▶ **Stated task**: Word for word, transcribe the lines below and drop the pictures.

▶ **Records supplied**:
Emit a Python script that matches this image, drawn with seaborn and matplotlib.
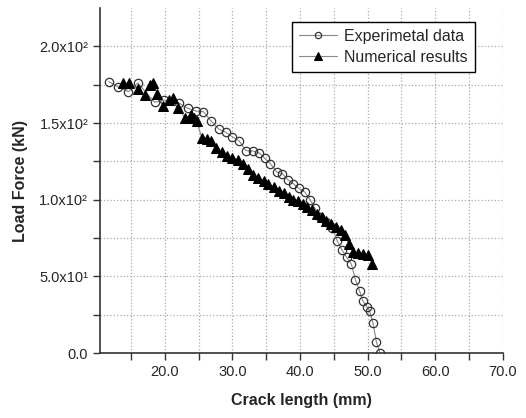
import numpy as np
import pandas as pd
import matplotlib
matplotlib.use('Agg')
import matplotlib.pyplot as plt
from matplotlib.ticker import FixedLocator, FixedFormatter
import seaborn as sns

# datos
exp_x = [11.7, 13.1, 14.6, 16.0, 18.5, 19.9, 22.1, 23.4, 24.6, 25.7, 26.9, 28.0,
         29.0, 30.0, 31.0, 32.0, 33.0, 34.0, 34.8, 35.6, 36.6, 37.4, 38.2, 39.0,
         39.8, 40.7, 41.5, 42.2, 43.0, 43.9, 44.8, 45.5, 46.2, 46.9, 47.6, 48.2,
         48.8, 49.3, 49.9, 50.3, 50.8, 51.3, 51.8]
exp_y = [177, 173.5, 170.4, 176, 163.5, 165, 163, 159.6, 157.8, 157.4, 151, 146,
         144, 141, 138.3, 132, 131.8, 130.5, 127, 123.5, 118, 117, 113, 110.5,
         107.5, 105, 100, 94.5, 89, 85.7, 81.4, 73.2, 67.3, 62.5, 58, 47.8,
         40.6, 34, 30, 27.5, 19.5, 7.2, 0.4]

num_x = [13.8, 14.7, 16.0, 17.0, 17.8, 18.3, 18.9, 19.8, 20.6, 21.2, 22.0, 23.0,
         23.8, 24.3, 24.7, 25.5, 26.2, 26.9, 27.6, 28.4, 29.2, 30.0, 30.8, 31.6,
         32.3, 33.1, 33.8, 34.6, 35.3, 36.1, 36.9, 37.6, 38.3, 39.0, 39.7, 40.4,
         41.1, 41.8, 42.5, 43.2, 43.9, 44.6, 45.3, 46.0, 46.7, 47.2, 47.9, 48.6,
         49.3, 50.0, 50.7]
num_y = [176, 176, 172, 168, 175, 176, 169, 161, 165, 166, 160, 153,
         155, 153, 151, 140, 139.5, 138, 134, 131, 128.5, 127.5, 126, 123,
         120, 116, 114.5, 112.5, 110, 108, 106, 104.5, 102, 100, 99, 97,
         95, 93, 91, 88.5, 86, 84, 82.5, 80, 77, 71, 66, 65,
         64.5, 64, 58]

x_ticks = [20, 30, 40, 50, 60, 70]
x_labels = ['20.0', '30.0', '40.0', '50.0', '60.0', '70.0']
y_ticks = [0, 50, 100, 150, 200]
y_labels = ['0.0', '5.0x10\u00b9', '1.0x10\u00b2', '1.5x10\u00b2', '2.0x10\u00b2']

df_exp = pd.DataFrame({'x': exp_x, 'y': exp_y})
df_num = pd.DataFrame({'x': num_x, 'y': num_y})

sns.set_style('ticks')
plt.rcParams['font.family'] = ['Liberation Sans', 'DejaVu Sans']

fig = plt.figure(figsize=(5.26, 4.18), dpi=100)
ax = fig.add_axes([0.190, 0.155, 0.766, 0.826])

sns.lineplot(data=df_exp, x='x', y='y', ax=ax, color='#888888', linewidth=0.8,
             marker='o', markersize=6, markerfacecolor='none',
             markeredgecolor='#333333', markeredgewidth=0.9,
             sort=False, label='Experimetal data')
sns.lineplot(data=df_num, x='x', y='y', ax=ax, color='#888888', linewidth=0.8,
             marker='^', markersize=7, markerfacecolor='black',
             markeredgecolor='black', sort=False, label='Numerical results')

ax.set_xlim(10.4, 70)
ax.set_ylim(0, 225)
ax.xaxis.set_major_locator(FixedLocator(x_ticks))
ax.xaxis.set_major_formatter(FixedFormatter(x_labels))
ax.xaxis.set_minor_locator(FixedLocator([15, 25, 35, 45, 55, 65]))
ax.yaxis.set_major_locator(FixedLocator(y_ticks))
ax.yaxis.set_major_formatter(FixedFormatter(y_labels))
ax.yaxis.set_minor_locator(FixedLocator([25, 75, 125, 175]))

ax.tick_params(which='both', direction='out', length=5, width=1, labelsize=10.5, color='#333333')
ax.grid(which='both', linestyle=':', color='#aaaaaa', linewidth=0.9)

for s in ['top', 'right']:
    ax.spines[s].set_visible(False)
for s in ['left', 'bottom']:
    ax.spines[s].set_linewidth(1.2)
    ax.spines[s].set_color('#333333')

ax.set_xlabel('Crack length (mm)', fontsize=11.5, fontweight='bold', labelpad=10)
ax.set_ylabel('Load Force (kN)', fontsize=11.5, fontweight='bold', labelpad=8)

leg = ax.legend(loc='upper right', bbox_to_anchor=(0.93, 0.96), borderaxespad=0,
                fontsize=11.5, frameon=True, fancybox=False, edgecolor='black',
                framealpha=1, handlelength=2.4, handletextpad=0.4, markerscale=0.75,
                borderpad=0.45, labelspacing=0.35)
leg.get_frame().set_linewidth(1.0)

plt.savefig('out.png', dpi=100)
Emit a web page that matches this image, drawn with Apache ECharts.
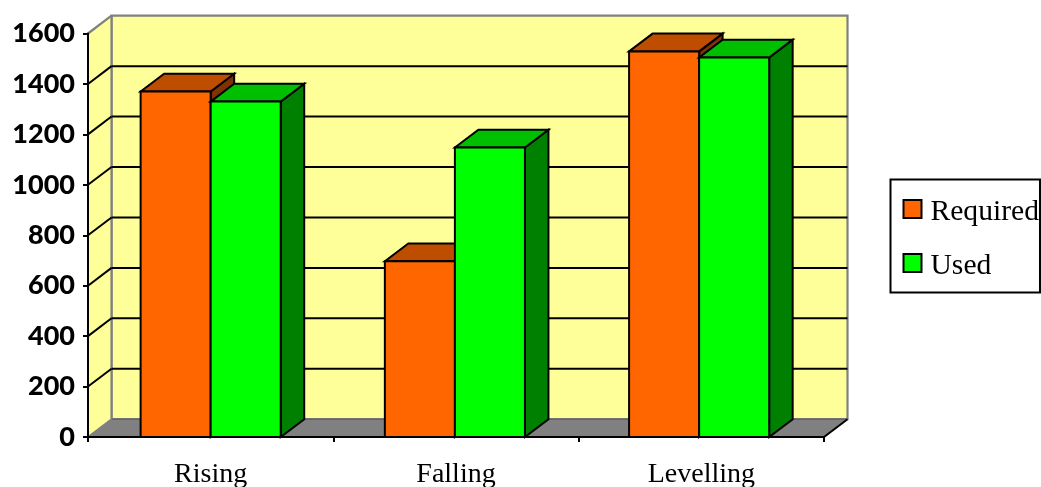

▶ **Full solution**:
Emit a Python script that matches this image, drawn with seaborn and matplotlib.
import numpy as np
import pandas as pd
import matplotlib
matplotlib.use('Agg')
import matplotlib.pyplot as plt
from matplotlib.ticker import FixedLocator, FixedFormatter
import seaborn as sns

# datos
exp_x = [11.7, 13.1, 14.6, 16.0, 18.5, 19.9, 22.1, 23.4, 24.6, 25.7, 26.9, 28.0,
         29.0, 30.0, 31.0, 32.0, 33.0, 34.0, 34.8, 35.6, 36.6, 37.4, 38.2, 39.0,
         39.8, 40.7, 41.5, 42.2, 43.0, 43.9, 44.8, 45.5, 46.2, 46.9, 47.6, 48.2,
         48.8, 49.3, 49.9, 50.3, 50.8, 51.3, 51.8]
exp_y = [177, 173.5, 170.4, 176, 163.5, 165, 163, 159.6, 157.8, 157.4, 151, 146,
         144, 141, 138.3, 132, 131.8, 130.5, 127, 123.5, 118, 117, 113, 110.5,
         107.5, 105, 100, 94.5, 89, 85.7, 81.4, 73.2, 67.3, 62.5, 58, 47.8,
         40.6, 34, 30, 27.5, 19.5, 7.2, 0.4]

num_x = [13.8, 14.7, 16.0, 17.0, 17.8, 18.3, 18.9, 19.8, 20.6, 21.2, 22.0, 23.0,
         23.8, 24.3, 24.7, 25.5, 26.2, 26.9, 27.6, 28.4, 29.2, 30.0, 30.8, 31.6,
         32.3, 33.1, 33.8, 34.6, 35.3, 36.1, 36.9, 37.6, 38.3, 39.0, 39.7, 40.4,
         41.1, 41.8, 42.5, 43.2, 43.9, 44.6, 45.3, 46.0, 46.7, 47.2, 47.9, 48.6,
         49.3, 50.0, 50.7]
num_y = [176, 176, 172, 168, 175, 176, 169, 161, 165, 166, 160, 153,
         155, 153, 151, 140, 139.5, 138, 134, 131, 128.5, 127.5, 126, 123,
         120, 116, 114.5, 112.5, 110, 108, 106, 104.5, 102, 100, 99, 97,
         95, 93, 91, 88.5, 86, 84, 82.5, 80, 77, 71, 66, 65,
         64.5, 64, 58]

x_ticks = [20, 30, 40, 50, 60, 70]
x_labels = ['20.0', '30.0', '40.0', '50.0', '60.0', '70.0']
y_ticks = [0, 50, 100, 150, 200]
y_labels = ['0.0', '5.0x10\u00b9', '1.0x10\u00b2', '1.5x10\u00b2', '2.0x10\u00b2']

df_exp = pd.DataFrame({'x': exp_x, 'y': exp_y})
df_num = pd.DataFrame({'x': num_x, 'y': num_y})

sns.set_style('ticks')
plt.rcParams['font.family'] = ['Liberation Sans', 'DejaVu Sans']

fig = plt.figure(figsize=(5.26, 4.18), dpi=100)
ax = fig.add_axes([0.190, 0.155, 0.766, 0.826])

sns.lineplot(data=df_exp, x='x', y='y', ax=ax, color='#888888', linewidth=0.8,
             marker='o', markersize=6, markerfacecolor='none',
             markeredgecolor='#333333', markeredgewidth=0.9,
             sort=False, label='Experimetal data')
sns.lineplot(data=df_num, x='x', y='y', ax=ax, color='#888888', linewidth=0.8,
             marker='^', markersize=7, markerfacecolor='black',
             markeredgecolor='black', sort=False, label='Numerical results')

ax.set_xlim(10.4, 70)
ax.set_ylim(0, 225)
ax.xaxis.set_major_locator(FixedLocator(x_ticks))
ax.xaxis.set_major_formatter(FixedFormatter(x_labels))
ax.xaxis.set_minor_locator(FixedLocator([15, 25, 35, 45, 55, 65]))
ax.yaxis.set_major_locator(FixedLocator(y_ticks))
ax.yaxis.set_major_formatter(FixedFormatter(y_labels))
ax.yaxis.set_minor_locator(FixedLocator([25, 75, 125, 175]))

ax.tick_params(which='both', direction='out', length=5, width=1, labelsize=10.5, color='#333333')
ax.grid(which='both', linestyle=':', color='#aaaaaa', linewidth=0.9)

for s in ['top', 'right']:
    ax.spines[s].set_visible(False)
for s in ['left', 'bottom']:
    ax.spines[s].set_linewidth(1.2)
    ax.spines[s].set_color('#333333')

ax.set_xlabel('Crack length (mm)', fontsize=11.5, fontweight='bold', labelpad=10)
ax.set_ylabel('Load Force (kN)', fontsize=11.5, fontweight='bold', labelpad=8)

leg = ax.legend(loc='upper right', bbox_to_anchor=(0.93, 0.96), borderaxespad=0,
                fontsize=11.5, frameon=True, fancybox=False, edgecolor='black',
                framealpha=1, handlelength=2.4, handletextpad=0.4, markerscale=0.75,
                borderpad=0.45, labelspacing=0.35)
leg.get_frame().set_linewidth(1.0)

plt.savefig('out.png', dpi=100)
Emit a web page that matches this image, drawn with Apache ECharts.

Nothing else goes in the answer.